Iraqi police and soldiers tightly guarded the centre of the holy Shiite city of Najaf, where the governor and police chief of the neighbouring province of Qadisiyah were to be buried one day after their deaths, an AFP reporter said.

Hundreds of mourners walked behind the funeral cortege to the revered Imam Ali mausoleum before their bodies would be taken to the cemetery, considered sacred burial ground for millions of Shiites.

Qadisiyah governor, Khalil Jalil Hamza, belonged to the Shiite Supreme Islamic Iraqi Council party that sits in Maliki’s ruling coalition, while police chief Khalid Hassan was considered a political independent.

Carrying Iraqi flags and posters of the country’s revered Shiite cleric Grand Ayatollah Ali al-Sistani, the mourners set out from the Shiite Supreme Islamic Iraqi Council offices, joined by governorate and political officials.

In Baghdad, Maliki’s office mourned the passing of Hamza and Hassan, who were killed in a bomb attack with three of their security guards on Saturday, and announced that an investigation into their deaths was underway.

“We have issued orders for an investigation into this criminal act and for those who carried out this cruel crime to be detained so that justice can be done,” it said in a statement.

President Jalal Talabani blamed extremists flushed out of notorious Sunni flashpoints by Iraqi and US forces continuing a six-month-old security crackdown for what he labelled a “cowardly terrorist act.”

“They have committed a crime in a secure part of our country after they were besieged and kicked out of Anbar, Diyala and Samarra,” his office said.

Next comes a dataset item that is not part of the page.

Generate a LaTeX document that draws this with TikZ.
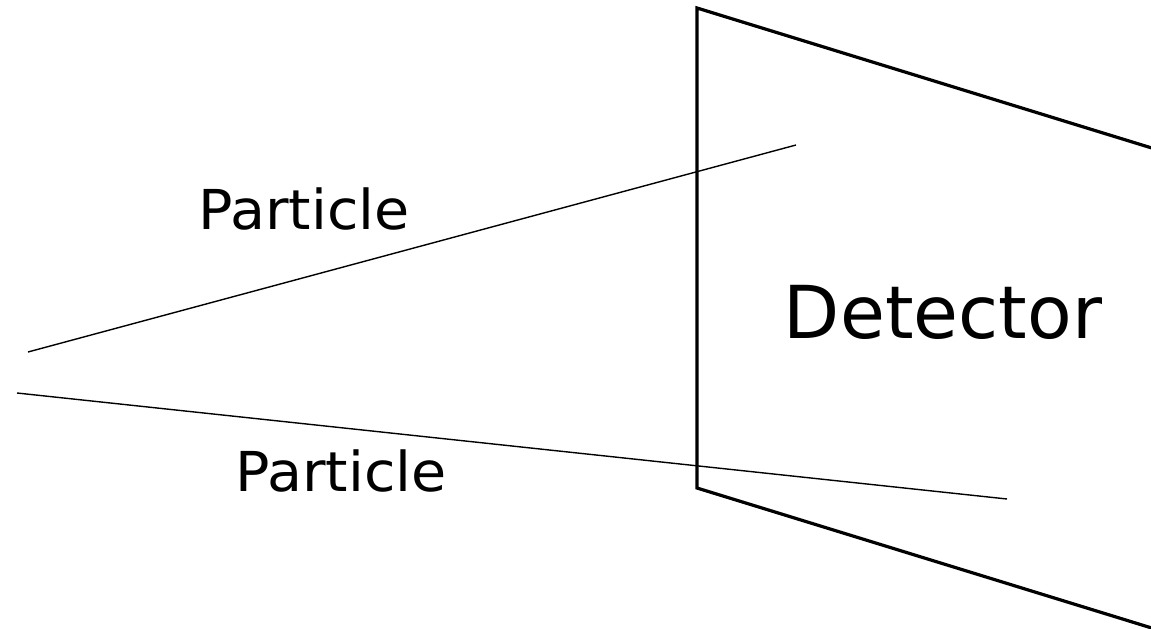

The governor and police chief were killed while returning to the provincial capital Diwaniyah after attending a funeral in the town of Afak.

Diwaniyah has been a flashpoint for rival Shiite factions battling for supremacy in the region, and has also regularly seen heavy clashes between Shiite militiamen and US and Iraqi security forces.

Hassan, who came from Baghdad, had only been in his post for a week.